PROBLEM TO WORK ON:
Write out the records below from the first line through the line containing "(0,0) rectangle (629,458);", leaving out any pictures.
━━━━━ WORKING DATA ━━━━━
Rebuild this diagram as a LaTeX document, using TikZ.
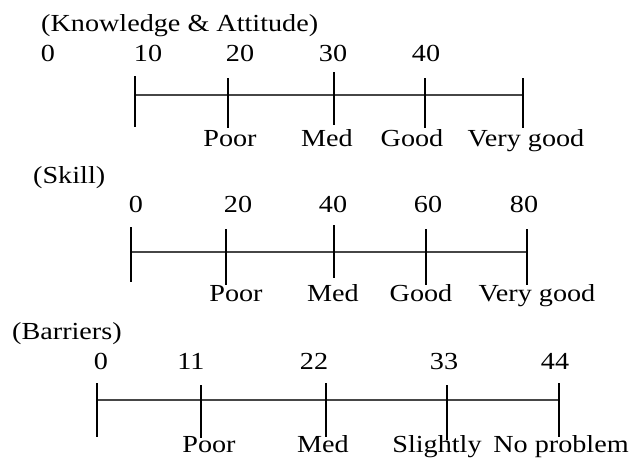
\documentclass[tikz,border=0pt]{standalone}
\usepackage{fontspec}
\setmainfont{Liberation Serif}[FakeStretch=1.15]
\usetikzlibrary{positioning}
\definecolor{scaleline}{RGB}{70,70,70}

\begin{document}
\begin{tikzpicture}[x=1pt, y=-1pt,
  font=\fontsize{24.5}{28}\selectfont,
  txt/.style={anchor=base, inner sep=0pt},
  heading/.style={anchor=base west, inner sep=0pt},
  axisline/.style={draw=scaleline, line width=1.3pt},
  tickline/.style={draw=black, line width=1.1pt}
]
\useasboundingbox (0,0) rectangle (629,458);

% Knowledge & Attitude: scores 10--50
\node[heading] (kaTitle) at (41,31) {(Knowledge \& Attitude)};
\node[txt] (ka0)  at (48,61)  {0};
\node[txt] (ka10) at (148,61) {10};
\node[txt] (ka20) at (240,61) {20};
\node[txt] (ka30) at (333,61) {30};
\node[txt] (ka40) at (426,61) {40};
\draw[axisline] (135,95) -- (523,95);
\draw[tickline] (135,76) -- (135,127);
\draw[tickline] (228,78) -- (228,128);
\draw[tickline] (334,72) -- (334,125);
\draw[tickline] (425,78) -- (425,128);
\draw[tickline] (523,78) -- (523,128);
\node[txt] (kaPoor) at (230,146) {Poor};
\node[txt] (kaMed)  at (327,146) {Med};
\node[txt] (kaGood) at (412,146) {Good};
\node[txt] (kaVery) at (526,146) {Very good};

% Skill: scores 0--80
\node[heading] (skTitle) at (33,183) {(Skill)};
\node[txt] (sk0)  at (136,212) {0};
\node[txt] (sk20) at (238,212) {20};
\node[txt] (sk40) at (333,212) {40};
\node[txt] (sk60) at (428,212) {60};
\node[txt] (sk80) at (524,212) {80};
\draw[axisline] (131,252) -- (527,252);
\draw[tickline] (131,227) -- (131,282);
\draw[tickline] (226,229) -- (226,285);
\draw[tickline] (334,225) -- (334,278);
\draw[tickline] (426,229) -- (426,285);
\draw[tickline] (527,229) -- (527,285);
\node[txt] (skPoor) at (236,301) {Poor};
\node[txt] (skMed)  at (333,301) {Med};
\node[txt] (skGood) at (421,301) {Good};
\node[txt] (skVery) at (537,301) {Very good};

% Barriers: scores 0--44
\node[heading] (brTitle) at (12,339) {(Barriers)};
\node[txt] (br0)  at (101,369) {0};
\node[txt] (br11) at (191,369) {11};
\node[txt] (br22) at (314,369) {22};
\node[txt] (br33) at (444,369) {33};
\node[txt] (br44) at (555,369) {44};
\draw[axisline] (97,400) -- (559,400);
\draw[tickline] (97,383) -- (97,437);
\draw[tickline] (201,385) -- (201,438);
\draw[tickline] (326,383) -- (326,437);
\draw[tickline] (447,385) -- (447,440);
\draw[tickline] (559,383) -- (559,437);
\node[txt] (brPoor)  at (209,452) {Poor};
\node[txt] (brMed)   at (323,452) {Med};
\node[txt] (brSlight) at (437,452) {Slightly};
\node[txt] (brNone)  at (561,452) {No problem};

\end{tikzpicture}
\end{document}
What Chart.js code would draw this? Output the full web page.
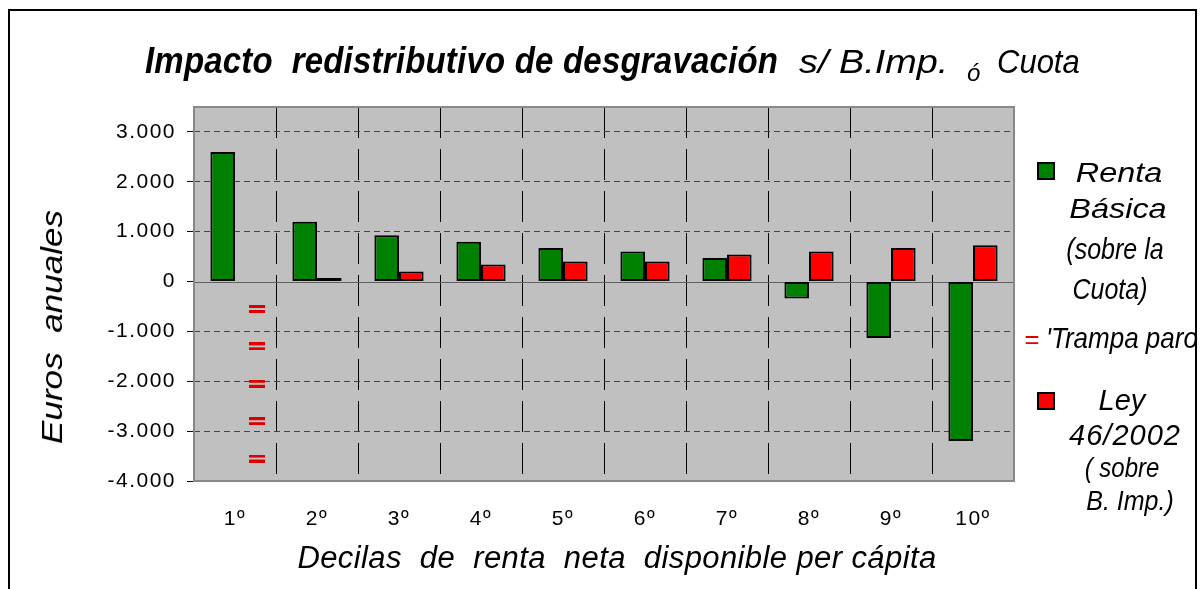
━━━━━
SOLUTION:
Rebuild this diagram as a LaTeX document, using TikZ.
\documentclass[tikz,border=0pt]{standalone}
\usepackage{fontspec}
\setmainfont{Liberation Serif}[FakeStretch=1.15]
\usetikzlibrary{positioning}
\definecolor{scaleline}{RGB}{70,70,70}

\begin{document}
\begin{tikzpicture}[x=1pt, y=-1pt,
  font=\fontsize{24.5}{28}\selectfont,
  txt/.style={anchor=base, inner sep=0pt},
  heading/.style={anchor=base west, inner sep=0pt},
  axisline/.style={draw=scaleline, line width=1.3pt},
  tickline/.style={draw=black, line width=1.1pt}
]
\useasboundingbox (0,0) rectangle (629,458);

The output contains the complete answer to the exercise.